Diminuto, con una gorra roja, un acento y un nombre típicamente italianos, el Mario de los videojuegos representa, de por sí, un momento casi sagrado de la historia de nuestra cultura popular. Es, en efecto, el símbolo de Nintendo, así como Sonic, el erizo azul, lo es de Sega (en el caso de Microsoft y Sony, resulta difícil hablar de un personaje único, reconocible como avatar de las productoras); ícono de un tiempo pasado (se podría añadir “delante de la pantalla”), ha logrado evolucionar sin perder su valor de representación máxima (o casi) del concepto de jugabilidad, de una visión casi extrema de la idea de divertirse, sí, y al mismo tiempo mejorar nuestras habilidades. Y esto porque los muchos Marios de la historia de Nintendo (se entiende aquí los diferentes videojuegos protagonizados por él, como también los spin off) han tenido y siguen teniendo como punto de vista la idea de regalarle a los jugadores la mejor experiencia en lo que al concepto de “juego” se refiere, para que el resultado final sea de satisfacción completa (por el divertimiento, sí, pero sobre todo por lograr llegar al final, superando las muchas pruebas).

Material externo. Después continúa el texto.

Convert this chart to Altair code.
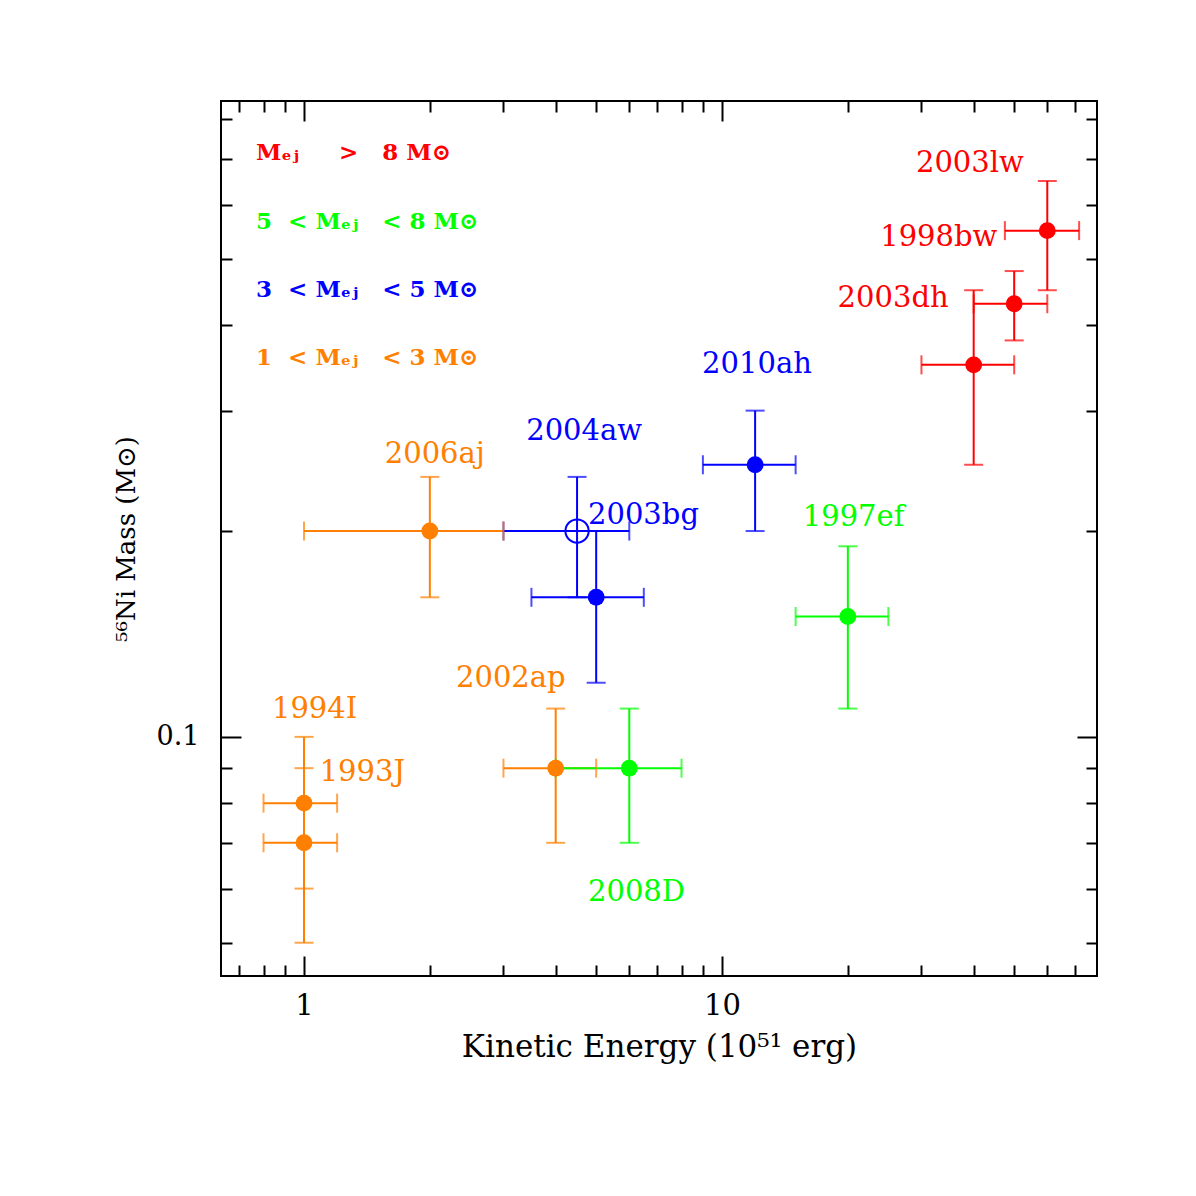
import altair as alt
import pandas as pd

# ---------------- data ----------------
names = ["1994I", "1993J", "2006aj", "2002ap", "2004aw", "2003bg",
         "2010ah", "1997ef", "2008D", "2003dh", "1998bw", "2003lw"]
groups = ["1-3", "1-3", "1-3", "1-3", "3-5", "3-5",
          "3-5", "5-8", "5-8", ">8", ">8", ">8"]
energy = [1, 1, 2, 4, 4.5, 5, 12, 20, 6, 40, 50, 60]
energy_lo = [0.8, 0.8, 1, 3, 3, 3.5, 9, 15, 4, 30, 40, 47.5]
energy_hi = [1.2, 1.2, 3, 5, 6, 6.5, 15, 25, 8, 50, 60, 71.5]
ni_mass = [0.08, 0.07, 0.2, 0.09, 0.2, 0.16, 0.25, 0.15, 0.09, 0.35, 0.43, 0.55]
ni_lo = [0.06, 0.05, 0.16, 0.07, 0.16, 0.12, 0.2, 0.11, 0.07, 0.25, 0.38, 0.45]
ni_hi = [0.1, 0.09, 0.24, 0.11, 0.24, 0.2, 0.3, 0.19, 0.11, 0.45, 0.48, 0.65]
filled = [True, True, True, True, False, True, True, True, True, True, True, True]
label_x = [0.838, 1.09, 1.56, 2.31, 3.40, 4.78, 8.96, 15.6, 4.78, 18.9, 23.9, 29.1]
label_y = [0.110, 0.0889, 0.259, 0.122, 0.280, 0.211, 0.351, 0.210, 0.0593, 0.438, 0.538, 0.691]

group_colors = {"1-3": "#ff8000", "3-5": "#0000ff", "5-8": "#00ff00", ">8": "#ff0000"}

S = "\u00a0"
legend_text = [
    "Mₑⱼ" + S * 5 + ">" + S * 3 + "8" + S + "M⊙",
    "5" + S * 2 + "<" + S + "Mₑⱼ" + S * 3 + "<" + S + "8" + S + "M⊙",
    "3" + S * 2 + "<" + S + "Mₑⱼ" + S * 3 + "<" + S + "5" + S + "M⊙",
    "1" + S * 2 + "<" + S + "Mₑⱼ" + S * 3 + "<" + S + "3" + S + "M⊙",
]
legend_group = [">8", "5-8", "3-5", "1-3"]
legend_x = [0.768, 0.768, 0.768, 0.768]
legend_y = [0.714, 0.566, 0.450, 0.358]

x_domain = [0.633, 78.9]
y_domain = [0.0447, 0.851]
x_major = [1, 10]
x_minor = [0.7, 0.8, 0.9, 2, 3, 4, 5, 6, 7, 8, 9, 20, 30, 40, 50, 60, 70]
y_major = [0.1]
y_minor = [0.05, 0.06, 0.07, 0.08, 0.09, 0.2, 0.3, 0.4, 0.5, 0.6, 0.7, 0.8]

df = pd.DataFrame({
    "name": names, "group": groups, "E": energy, "Elo": energy_lo, "Ehi": energy_hi,
    "M": ni_mass, "Mlo": ni_lo, "Mhi": ni_hi, "filled": filled,
    "lx": label_x, "ly": label_y,
})
df["color"] = df["group"].map(group_colors)
leg = pd.DataFrame({"text": legend_text, "group": legend_group, "x": legend_x, "y": legend_y})
leg["color"] = leg["group"].map(group_colors)

FONT = "DejaVu Serif"
xs = alt.Scale(type="log", domain=x_domain, nice=False)
ys = alt.Scale(type="log", domain=y_domain, nice=False)


def axis(orient, values, size, labels=False, title=None, **kw):
    return alt.Axis(orient=orient, values=values, tickSize=size, offset=-size,
                    domain=False, grid=False, labels=labels, title=title,
                    tickColor="black", tickWidth=2, **kw)


ax_bottom_major = axis("bottom", x_major, 20, labels=True, title="Kinetic Energy (10⁵¹ erg)",
                       format="~g", labelFont=FONT, labelFontSize=29, labelColor="black",
                       labelPadding=15, titleFont=FONT, titleFontSize=31,
                       titleFontWeight="normal", titleColor="black", titlePadding=12)
ax_left_major = axis("left", y_major, 20, labels=True, title="⁵⁶Ni Mass (M⊙)",
                     format="~g", labelFont=FONT, labelFontSize=27, labelColor="black",
                     labelPadding=22, titleFont=FONT, titleFontSize=26,
                     titleFontWeight="normal", titleColor="black", titlePadding=17)
ax_bottom_minor = axis("bottom", x_minor, 11)
ax_left_minor = axis("left", y_minor, 11)
ax_top_major = axis("top", x_major, 20)
ax_right_major = axis("right", y_major, 20)
ax_top_minor = axis("top", x_minor, 11)
ax_right_minor = axis("right", y_minor, 11)

base = alt.Chart(df)
col = alt.Color("color:N", scale=None)

vbars = base.mark_rule(strokeWidth=2).encode(
    x=alt.X("E:Q", scale=xs, axis=ax_bottom_major),
    y=alt.Y("Mlo:Q", scale=ys, axis=ax_left_major), y2="Mhi:Q", color=col)
hbars = base.mark_rule(strokeWidth=2).encode(
    x=alt.X("Elo:Q", scale=xs, axis=ax_bottom_minor), x2="Ehi:Q",
    y=alt.Y("M:Q", scale=ys, axis=ax_left_minor), color=col)
xcap_lo = base.mark_tick(orient="vertical", size=19, thickness=2).encode(
    x=alt.X("Elo:Q", scale=xs, axis=ax_top_major),
    y=alt.Y("M:Q", scale=ys, axis=ax_right_major), color=col)
xcap_hi = base.mark_tick(orient="vertical", size=19, thickness=2).encode(
    x=alt.X("Ehi:Q", scale=xs, axis=ax_top_minor),
    y=alt.Y("M:Q", scale=ys, axis=ax_right_minor), color=col)
ycap_lo = base.mark_tick(orient="horizontal", size=19, thickness=2).encode(
    x=alt.X("E:Q", scale=xs, axis=None),
    y=alt.Y("Mlo:Q", scale=ys, axis=None), color=col)
ycap_hi = base.mark_tick(orient="horizontal", size=19, thickness=2).encode(
    x=alt.X("E:Q", scale=xs, axis=None),
    y=alt.Y("Mhi:Q", scale=ys, axis=None), color=col)
pts_filled = base.transform_filter("datum.filled").mark_circle(size=285, opacity=1).encode(
    x=alt.X("E:Q", scale=xs, axis=None),
    y=alt.Y("M:Q", scale=ys, axis=None), color=col)
pts_open = base.transform_filter("!datum.filled").mark_point(
    shape="circle", size=540, filled=False, strokeWidth=2, opacity=1).encode(
    x=alt.X("E:Q", scale=xs, axis=None),
    y=alt.Y("M:Q", scale=ys, axis=None), color=col)
labels = base.mark_text(align="left", baseline="middle", font=FONT, fontSize=29).encode(
    x=alt.X("lx:Q", scale=xs, axis=None),
    y=alt.Y("ly:Q", scale=ys, axis=None), text="name:N", color=col)
legend = alt.Chart(leg).mark_text(align="left", baseline="middle", font=FONT,
                                  fontSize=23, fontWeight="bold").encode(
    x=alt.X("x:Q", scale=xs, axis=None),
    y=alt.Y("y:Q", scale=ys, axis=None), text="text:N", color=col)

chart = alt.layer(
    vbars, hbars, xcap_lo, xcap_hi, ycap_lo, ycap_hi, pts_filled, pts_open, labels, legend
).resolve_axis(x="independent", y="independent").properties(
    width=876, height=875,
    background="white",
    autosize=alt.AutoSizeParams(type="none"),
    padding={"left": 221, "top": 101, "right": 99, "bottom": 220},
).configure_view(stroke="black", strokeWidth=2)

chart.save("out.html", embed_options={"renderer": "svg", "actions": False})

La película de 2023 llega después de muchos años desde la primera (y, así se pensaba, única) experiencia cinematográfica de Mario y Luigi, aquel producto fracasado, en el cual dos actores de gran nivel (Bob Hoskins y un joven John Leguizamo) viajaban a un mundo paralelo, en el cual la evolución les había tocado no a los simios, sino a los dinosaurios. Nada que ver con su predecesor tiene, entonces, este nuevo film, basado más bien en algo mayormente fiel a su material original (el videojuego) y llevado a la pantalla no por seres humanos, sino por una muy buena computación gráfica. Y, efectivamente, el resultado, si tenemos en cuenta la forma visual, es de óptima calidad, y los colores, el juego de la cámara y las expresiones no solo de las caras, sino (sobre todo) de los cuerpos, nos ayudan a tener una experiencia muy satisfactoria.

Super Mario Bros

El problema, entonces, no puede ser de carácter técnico, sino narrativo, y la pregunta es si lo que se va contando a través de la hora y media tiene más o menos sentido, logra o no gustarle a los espectadores. ¿Es posible, en otras palabras, extraer un cuento de una estructura así de diminuta y delgada sobre la que se apoya el material original, aquel videojuego en el cual la técnica es más importante que el juego narrativo? Y, efectivamente, se trata de un problema real, ya que parece que no hay mucho que decir sobre un fontanero que come hongos y que salta sobre las cabezas de las tortugas. Un problema que, afortunadamente, no se presenta en esta película, capaz de construir no solo una red narrativa al mismo tiempo simple y divertida, sino que logra capturar aquella esencia de hilaridad que solo puede nacer si no nos la tomamos demasiado en serio.

La estrategia que se pone en marcha, entonces, es la de ofrecerle un producto a los (viejos) aficionados, los que han crecido con Nintendo desde los ochenta y los noventa, pero también la de crear una doble lectura, en la que la narración logra casarse con los guiños, con los gritos de “sé de qué están hablando – sé lo que nos están mostrando”, provocando placer tanto en los espectadores más adultos como en los más pequeños. Y, cosa muy rara, proponiendo elementos cómicos pensados para un público inteligente, sin dejarse llevar por una infantilización que hubiera resultado muy negativa en relación con el producto final. Esta “nueva” película es, por estas razones, una experiencia más que positiva, capaz de hablarle a los nuevos y a los viejos espectadores (no solo de cine, obviamente, sino de la narración interactiva a la que damos el nombre de “videojuegos”), y de dejar un sentimiento de liviana plenitud una vez llegados al obvio pero merecido final.